I am particularly interested in creating innovative dialogue across axes of difference--including class, race, gender, nationality and age.  In my work as a domestic violence legal advocate, I developed and ran many trainings for survivors of violence, advocates, attorneys, law enforcement, and others.  In these trainings I searched for ways for participants to think about larger issues of social change.  A nagging sense that I needed more critical tools in order to do my work led me to enter the doctoral program in Women Studies.  I entered the program wanting to bridge the worlds of 'activism' and 'academia,' though I now conceptualize these two categories as thoroughly interrelated and constantly look for spaces to combine the tow.   As a Huckabay Fellow (2002-2003), I explored ways to create dialogue in the classroom, as part of a new introductory transnational feminist theory course.  I take insights from this project into the community work.  In 2005 I represented Dr.

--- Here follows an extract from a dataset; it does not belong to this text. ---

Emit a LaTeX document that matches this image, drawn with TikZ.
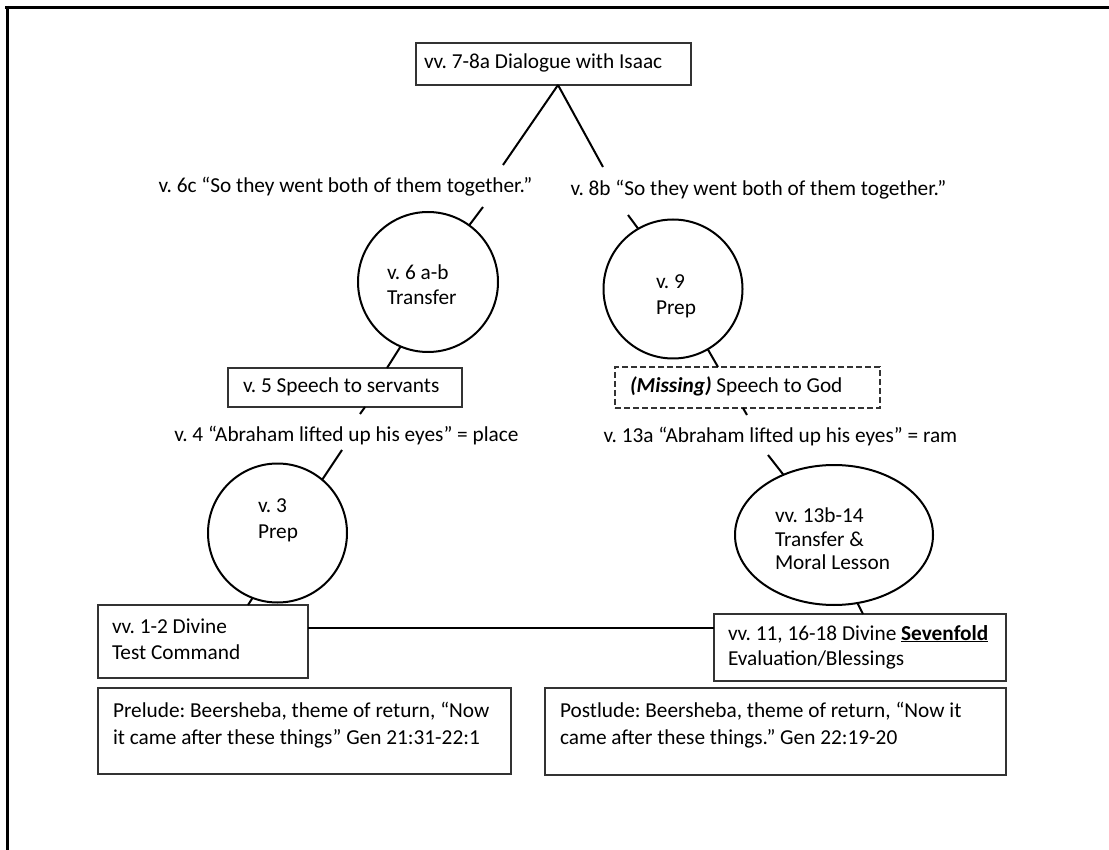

Betty Schmitz and the Center for Curriculum Transformation at a pan-American conference on gender and education in Santiago, Chile.  Conference participants seamlessly integrated their roles as academics and activists, and I learned a tremendous amount from them.  As a participant in the Simpson Center's 2004 Connecting with the Community Institute, I learned new tools and strategies for crafting a career as a public scholar.  I was inspired by the faculty speakers who integrated deep social concern with their research agendas, and I was struck by the importance they placed on creating new venues and tools for dialogue.

"I offer three examples that illustrate how I seek to foster critical dialogue for social change in the field of domestic violence, and how I integrate this dialogue into my research.  In 2001, the domestic violence organization I worked with decided to increase their efforts to effect social change.  However, they didn't know how to operationalize this goal.  The Executive Director asked me to research this.  I did a literature review, interviewed national leaders in domestic violence advocacy, and interviewed 29 staff members.  The staff interviews revealed real confusion about the meaning of social change as well as deep race- and class-inflected animosities.  I presented this information to the Executive Director and the staff in both written and workshop form, which helped the organization specify what they meant by social change and develop strategies to attain it.  I then used this data as the basis for my Master's thesis.  I historicized the agency's experiences and applied insights from feminist theory to their situation.  I have shared these insights with the agency as well as with other activist and academic communities.  I am also preparing them for publication.

"In my work with the Washington State Coalition Against Domestic Violence, I helped develop a domestic violence educational tool called 'In Her Shoes.'  Based on the real experiences of women in abusive relationship, the tool asks participants to make life choices based on exceedingly limited options.  'In Her Shoes' is now used in national and international settings because of its effectiveness in conveying the immediacy and complexity of domestic violence.  I shared this tool with colleagues at Programs for Appropriate Technology in Health (PATH), an international public health organization.  PATH then decided to work with its partners in Latin America to create a version based on the experiences of Latin American women.  I had the honor of working on this collaboration and presented the project history and methodology at a conference in Nicaragua in 2005.  I continue to be humbled and awed by the reception 'In Her Shoes' receives.  Last week, for example, a domestic violence advocate at the Fort Lewis military base told me that she uses it with all new recruits.  She described the contradictions in teaching nonviolence within the military (even on a physical level: she trains in rooms with tanks), and said that 'In Her Shoes' has been a 'magic key' that enables her to start dialogue on healthy relationships.

"Since 1996 I have been involved in a statewide domestic violence training for advocates, police officers, and prosecutors.  I was a conference participant, a conference trainer, and the conference coordinator.  I helped write the three day curriculum--a curriculum designed to surface deeply held prejudices and misconceptions that interfere with protecting domestic violence survivors.  Some years, simply keeping people sitting at the same table has been a challenge.  However, during the past two years our training team has seen a shift in attitude: police officers and prosecutors are increasingly willing to hear about survivors' experiences and advocates are more willing to hear how tough it is to uphold imperfect laws.

"My work with this training, including in-depth discussions with legal actors across the state, has shaped my dissertation research.  I have heard an increasingly urgent critique of the law-and-order approach to domestic violence, even from those that work within the legal system.  Criminalization has been criticized for its lack of effectiveness, punitive impacts on some victims, and neglect of the root causes of domestic violence.  My interest in social justice and creating the conditions for peaceful homes leads me to ask, '(how) can the legal system work more effectively?  What alternatives to criminalization are being practiced?  How are they working?'  I have decided to address these questions comparatively, focusing on Canada and the United States.  Canada has been more willing to explore alternative justice models, such as restorative justice and community-based mediation.  My dissertation will compare responses to family violence in Canada and the United States, with an eye toward strengthening intellectual and activist bridges across these sites.

"In my work both within and beyond the academy, I search for what Gandhi so eloquently calls 'the far more undreamt of and seemingly impossible discoveries' in creating homes that are free of violence.  I am honored to be considered for the Graduate [School] Medal for this work."